Others who were at the table say the focus on legal fees is misguided. Kirk Baert, a lawyer with Toronto’s Koskie Minsky, part of the national consortium, says the final figure is far less than what the standard class action payout — three or four times the lawyers’ docketed time — would be. Besides, it was a tough fight. “If it was so easy, why didn’t all the other law firms in Canada do it?” asks Baert. “If the people who are on about the size of the legal fees can think of a better system to litigate these cases, I’d like to hear about it.”
But as long as Merchant and the feds are squabbling over his $40-million bill, legal fees — not the historic deal — will continue to make the headlines. The settlement agreement says the lawyers get paid first, then the victims, notes Merchant: “You can’t do anything else.” So residential school survivors across the country are now left guessing about when — or if — they will get their compensation cheques. “Merchant can definitely slow the deal down, but I think it’s unlikely he’ll be able to kill it,” says one Ontario lawyer involved in the process. “But the really sad part is that five survivors die every day that people hold this up.”
What’s strange is that, as aggressive as Merchant has been about protecting his firm’s residential school turf, there’s a sense that on a personal level he may not even care that much about the actual dollars and cents. Compared to many successful lawyers, he lives modestly. A shiny grey Jaguar and a taste for Hermès ties are the only evidence of high living. The recipient of the biggest payday in Canadian legal history says he has no firm plans for the money. Except that he won’t be retiring.

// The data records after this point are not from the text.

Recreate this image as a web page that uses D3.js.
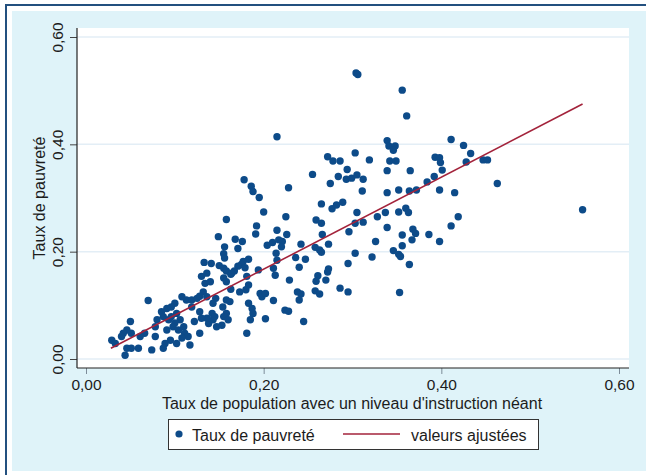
<!DOCTYPE html>
<html><head><meta charset="utf-8">
<script src="https://cdn.jsdelivr.net/npm/d3@7"></script>
<style>
body{margin:0;background:#fff}
svg{display:block}
text{font-family:"Liberation Sans",Arial,sans-serif;fill:#1c1c1c}
</style>
</head><body>
<svg id="c" width="646" height="475"></svg>
<script>
// ---- data ----
const xVals = [
 .304,.306,.356,.361,.339,.341,.348,.346,.411,.425,.433,.303,.319,.272,.278,.286,.342,.349,.393,.398,
 .399,.401,.428,.447,.452,.294,.339,.365,.255,.284,.293,.299,.305,.312,.275,.228,.384,.392,.463,.311,
 .339,.352,.364,.372,.398,.415,.265,.277,.282,.289,.225,.259,.265,.305,.303,.312,.328,.337,.352,.360,
 .363,.419,.411,.296,.339,.266,.226,.221,.242,.258,.263,.265,.273,.326,.356,.368,.371,.367,.386,.398,
 .356,.303,.322,.346,.352,.354,.364,.295,.236,.247,.240,.273,.272,.261,.259,.270,.229,.258,.263,.286,
 .295,.238,.242,.240,.353,.224,.228,.245,.559,
 .215,.178,.186,.188,.195,.200,.158,.192,.191,.215,.149,.168,.171,.176,.156,.155,.156,.204,.210,.217,
 .220,.214,.215,.183,.177,.175,.171,.167,.163,.179,.133,.141,.150,.155,.158,.194,.211,.213,.130,.136,
 .155,.158,.164,.181,.183,.134,.132,.140,.163,.173,.180,.146,.143,.158,.162,.196,.198,.202,.183,.187,
 .188,.211,.202,.185,.181,.154,.158,.155,.160,.142,.143,.147,.153,.138,.145,.136,.128,.130,.122,.128,
 .113,.119,.125,.119,.108,.100,.136,.128,.070,.085,.091,.096,.087,.093,.096,.102,.106,.100,.080,.078,
 .091,.098,.104,.110,.111,.115,.108,.117,.095,.089,.087,.102,.066,.061,.078,.050,.046,.051,.042,.040,
 .029,.033,.046,.051,.059,.044,.074
];
const yVals = [
 .533,.530,.501,.453,.407,.397,.397,.389,.409,.398,.383,.384,.371,.377,.369,.369,.369,.369,.376,.375,
 .366,.352,.367,.371,.371,.353,.351,.351,.344,.340,.335,.337,.343,.335,.327,.319,.330,.340,.327,.313,
 .310,.315,.313,.315,.315,.310,.289,.280,.287,.292,.265,.259,.253,.273,.253,.255,.265,.273,.274,.281,
 .273,.265,.248,.237,.245,.232,.232,.219,.214,.208,.203,.199,.214,.219,.231,.242,.234,.222,.232,.219,
 .211,.197,.190,.202,.195,.191,.176,.178,.189,.186,.171,.168,.162,.155,.145,.147,.147,.127,.121,.132,
 .125,.125,.121,.110,.124,.091,.089,.070,.278,
 .414,.334,.322,.312,.301,.274,.260,.248,.233,.240,.228,.223,.206,.219,.209,.196,.188,.212,.217,.222,
 .209,.197,.184,.186,.182,.176,.173,.164,.158,.170,.180,.178,.174,.169,.164,.166,.169,.156,.154,.160,
 .151,.144,.160,.154,.138,.141,.125,.144,.130,.125,.129,.113,.104,.110,.107,.122,.116,.122,.104,.094,
 .085,.109,.075,.073,.048,.097,.085,.079,.073,.085,.073,.060,.063,.066,.079,.076,.088,.076,.070,.048,
 .110,.110,.113,.097,.116,.104,.116,.117,.109,.088,.094,.097,.079,.073,.079,.085,.073,.067,.073,.060,
 .054,.060,.054,.060,.048,.042,.039,.026,.035,.029,.020,.029,.048,.042,.042,.070,.054,.048,.048,.042,
 .035,.029,.020,.020,.020,.007,.017
];
const fitX = [0.028, 0.559];
const fitY = [0.020, 0.475];
const xTicks = [0, 0.2, 0.4, 0.6];
const xTickLabels = ["0,00", "0,20", "0,40", "0,60"];
const yTicks = [0, 0.2, 0.4, 0.6];
const yTickLabels = ["0,00", "0,20", "0,40", "0,60"];
const xTitle = "Taux de population avec un niveau d'instruction néant";
const yTitle = "Taux de pauvreté";
const legendLabels = ["Taux de pauvreté", "valeurs ajustées"];

// ---- layout ----
const plot = {left: 77, top: 28, right: 629, bottom: 368};
const x = d3.scaleLinear().domain([0, 0.6]).range([86, 619]);
const y = d3.scaleLinear().domain([0, 0.6]).range([359, 37]);
const dotColor = "#0d4b89", lineColor = "#a3233b";

const svg = d3.select("#c");
svg.append("rect").attr("x", 6).attr("y", 5).attr("width", 660).attr("height", 480)
  .attr("fill", "#fff").attr("stroke", "#23507f").attr("stroke-width", 2);
svg.append("rect").attr("x", 12).attr("y", 11).attr("width", 640).attr("height", 460)
  .attr("fill", "#dff3f9");
svg.append("rect").attr("x", plot.left).attr("y", plot.top)
  .attr("width", plot.right - plot.left).attr("height", plot.bottom - plot.top).attr("fill", "#fff");

// gridlines
svg.append("g").selectAll("line").data(yTicks).join("line")
  .attr("x1", plot.left).attr("x2", plot.right)
  .attr("y1", d => y(d)).attr("y2", d => y(d))
  .attr("stroke", "#e3eef6").attr("stroke-width", 1.5);

// points
const pts = xVals.map((v, i) => ({x: v, y: yVals[i]}));
svg.append("g").selectAll("circle").data(pts).join("circle")
  .attr("cx", d => x(d.x)).attr("cy", d => y(d.y)).attr("r", 3.7)
  .attr("fill", dotColor);

// fitted line
const fit = fitX.map((v, i) => [v, fitY[i]]);
svg.append("path").datum(fit)
  .attr("d", d3.line().x(d => x(d[0])).y(d => y(d[1])))
  .attr("fill", "none").attr("stroke", lineColor).attr("stroke-width", 1.6);

// axes
const yAxis = svg.append("g").attr("transform", `translate(${plot.left},0)`)
  .call(d3.axisLeft(y).tickValues(yTicks).tickFormat((d, i) => yTickLabels[i]).tickSize(7));
yAxis.select(".domain").remove();
yAxis.selectAll(".tick line").attr("stroke", "#444");
yAxis.selectAll(".tick text").attr("x", null).attr("dy", null)
  .attr("text-anchor", "middle").attr("transform", "translate(-14,0) rotate(-90)")
  .style("font-size", "15.5px").style("font-family", "'Liberation Sans',Arial,sans-serif").attr("fill", "#1c1c1c");

const xAxis = svg.append("g").attr("transform", `translate(0,${plot.bottom})`)
  .call(d3.axisBottom(x).tickValues(xTicks).tickFormat((d, i) => xTickLabels[i]).tickSize(6));
xAxis.select(".domain").remove();
xAxis.selectAll(".tick line").attr("stroke", "#7d8c99");
xAxis.selectAll(".tick text").attr("y", 22).attr("dy", null)
  .style("font-size", "15.5px").style("font-family", "'Liberation Sans',Arial,sans-serif").attr("fill", "#1c1c1c");

svg.append("line").attr("x1", plot.left).attr("x2", plot.left).attr("y1", plot.top).attr("y2", plot.bottom)
  .attr("stroke", "#222").attr("stroke-width", 1.2);
svg.append("line").attr("x1", plot.left).attr("x2", plot.right).attr("y1", plot.bottom).attr("y2", plot.bottom)
  .attr("stroke", "#222").attr("stroke-width", 1.2);

// titles
svg.append("text").attr("x", 352).attr("y", 409).attr("text-anchor", "middle")
  .style("font-size", "16px").text(xTitle);
svg.append("text").attr("transform", "translate(45,198) rotate(-90)").attr("text-anchor", "middle")
  .style("font-size", "16px").text(yTitle);

// legend
const lg = svg.append("g");
lg.append("rect").attr("x", 168.5).attr("y", 419.5).attr("width", 370).attr("height", 30)
  .attr("fill", "#fff").attr("stroke", "#333").attr("stroke-width", 1);
lg.append("circle").attr("cx", 179).attr("cy", 434).attr("r", 3.6).attr("fill", dotColor);
lg.append("text").attr("x", 192).attr("y", 441).style("font-size", "16px").text(legendLabels[0]);
lg.append("line").attr("x1", 343).attr("x2", 400).attr("y1", 434).attr("y2", 434)
  .attr("stroke", lineColor).attr("stroke-width", 1.6);
lg.append("text").attr("x", 411).attr("y", 441).style("font-size", "16px").text(legendLabels[1]);
</script>
</body></html>
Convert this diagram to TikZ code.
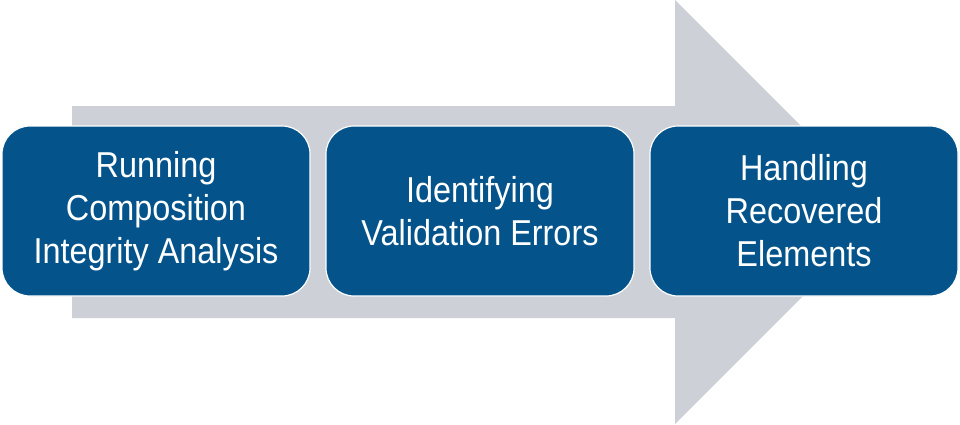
\documentclass[tikz,border=0pt]{standalone}
\usepackage{fontspec}
\setmainfont{Liberation Sans}
\newfontfamily\stepfont[FakeStretch=0.9]{Liberation Sans}
\usetikzlibrary{calc}

\definecolor{stepblue}{HTML}{04548B}
\definecolor{arrowgray}{HTML}{CDD1D7}

\tikzset{
  stepbox/.style={draw=white,line width=1.2pt,fill=stepblue,rounded corners=28pt,
    minimum width=308pt,minimum height=170pt,inner sep=0pt,align=center,text=white,
    font=\stepfont\fontsize{36}{43}\selectfont}
}

\begin{document}
\begin{tikzpicture}[line cap=round,line join=round,x=1pt,y=-1pt]
\useasboundingbox (0,0) rectangle (960,424);

\coordinate (T1) at (72,106);
\coordinate (T2) at (675,106);
\coordinate (H1) at (675,0);
\coordinate (P) at (887,212);
\coordinate (H2) at (675,424);
\coordinate (B2) at (675,318);
\coordinate (B1) at (72,318);

\fill[arrowgray] (T1) -- (T2) -- (H1) -- (P) -- (H2) -- (B2) -- (B1) -- cycle;

\node[stepbox] (run) at (156,211) {Running\\Composition\\Integrity Analysis};
\node[stepbox] (val) at (480,211) {Identifying\\Validation Errors};
\node[stepbox] (rec) at (804,211) {Handling\\Recovered\\Elements};
\end{tikzpicture}
\end{document}
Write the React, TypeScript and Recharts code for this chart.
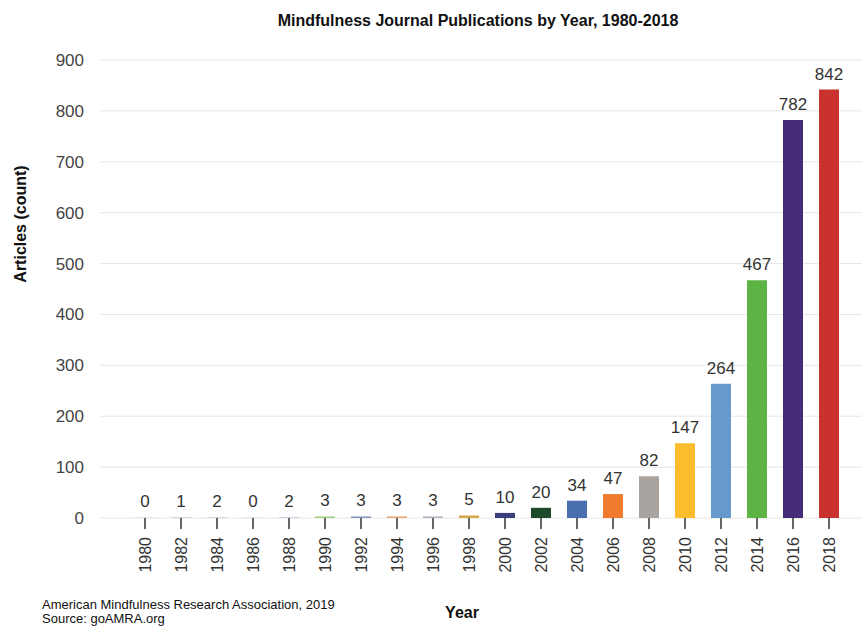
import React from 'react';
import { BarChart, Bar, XAxis, YAxis, CartesianGrid, Cell, LabelList } from 'recharts';

document.body.style.margin = '0';

const years = ['1980', '1982', '1984', '1986', '1988', '1990', '1992', '1994', '1996', '1998',
  '2000', '2002', '2004', '2006', '2008', '2010', '2012', '2014', '2016', '2018'];
const articles = [0, 1, 2, 0, 2, 3, 3, 3, 3, 5, 10, 20, 34, 47, 82, 147, 264, 467, 782, 842];
const barColors = ['#e6e6e6', '#d6d6d6', '#d3d8e0', '#e6e6e6', '#c9cde0', '#a3cf7f', '#8496b5', '#e8a56f',
  '#b3aec4', '#d2a94c', '#3b3f7c', '#1d4a2a', '#4a6fae', '#f07b2f', '#a9a39f', '#fbbd2b',
  '#6699cc', '#5db444', '#462b78', '#c9322e'];
const yTicks = [0, 100, 200, 300, 400, 500, 600, 700, 800, 900];

const data = years.map((year, i) => ({ year, count: articles[i] }));

const font = '"Liberation Sans", Arial, sans-serif';

const YearTick = (props: any) => {
  const { x, y, payload } = props;
  return (
    <g transform={`translate(${x},${y})`}>
      <text transform="rotate(-90)" textAnchor="end" dy="0.35em" fontSize={16} fill="#333" fontFamily={font}>
        {payload.value}
      </text>
    </g>
  );
};

export default function App() {
  return (
    <div style={{ width: 864, height: 626, background: '#fff', fontFamily: font }}>
      <BarChart width={864} height={626} data={data} margin={{ top: 60, right: 2, left: 40, bottom: 78 }}
        barCategoryGap={8}>
        <text x={478} y={26} textAnchor="middle" fontSize={16} fontWeight="bold" fill="#111" fontFamily={font}>
          Mindfulness Journal Publications by Year, 1980-2018
        </text>
        <text x={26} y={224} transform="rotate(-90 26 224)" textAnchor="middle" fontSize={16} fontWeight="bold"
          fill="#111" fontFamily={font}>
          Articles (count)
        </text>
        <text x={462} y={618} textAnchor="middle" fontSize={16} fontWeight="bold" fill="#111" fontFamily={font}>
          Year
        </text>
        <text x={42} y={609} fontSize={13} fill="#111" fontFamily={font}>
          American Mindfulness Research Association, 2019
        </text>
        <text x={42} y={623} fontSize={13} fill="#111" fontFamily={font}>
          Source: goAMRA.org
        </text>
        <CartesianGrid vertical={false} stroke="#e6e6e6" />
        <XAxis dataKey="year" height={30} axisLine={false} tickSize={11} tickMargin={8}
          tickLine={{ stroke: '#333', strokeWidth: 1.5 }} padding={{ left: 27, right: 15 }}
          tick={<YearTick />} interval={0} />
        <YAxis domain={[0, 900]} ticks={yTicks} width={60} axisLine={false} tickLine={false}
          tickSize={0} tickMargin={16} tick={{ fontSize: 17, fill: '#444', fontFamily: font }} />
        <Bar dataKey="count" minPointSize={1} isAnimationActive={false}>
          {data.map((d, i) => (
            <Cell key={d.year} fill={barColors[i]} />
          ))}
          <LabelList dataKey="count" position="top" offset={10} fontSize={17} fill="#333" fontFamily={font} />
        </Bar>
      </BarChart>
    </div>
  );
}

What really seems to matter to him is that he gets credit for the win. On a recent Monday morning, there were five rambling voicemails from Merchant waiting on my phone. Each message ran out the tape. “Much has been written favourably about me as a person. Candid, intelligent, loyal, organized, goal-organized and productive, made for television”. . . “mixed with the crusader is great determination made effective by financial capacity”. . .”I’m a brown belt in karate.” There were passing references to topless rights activists, The Rockford Files, and 18th-century liberalism. “I spoke in Arabia on a number of occasions. I was in the navy. I was co-editor of my student newspaper . . . I have a lifetime record of 102 wins and two losses as a debater.” In one message, Merchant listed his five Supreme Court appearances in declining order of importance. “There’s a theme here of what matters to me as an individual.” Each voicemail picked up where the last had left off, often in mid-sentence. One seamless, if extremely odd, 10-minute statement of principles. The clock on the phone showed the messages had been left hours apart, over the course of three days.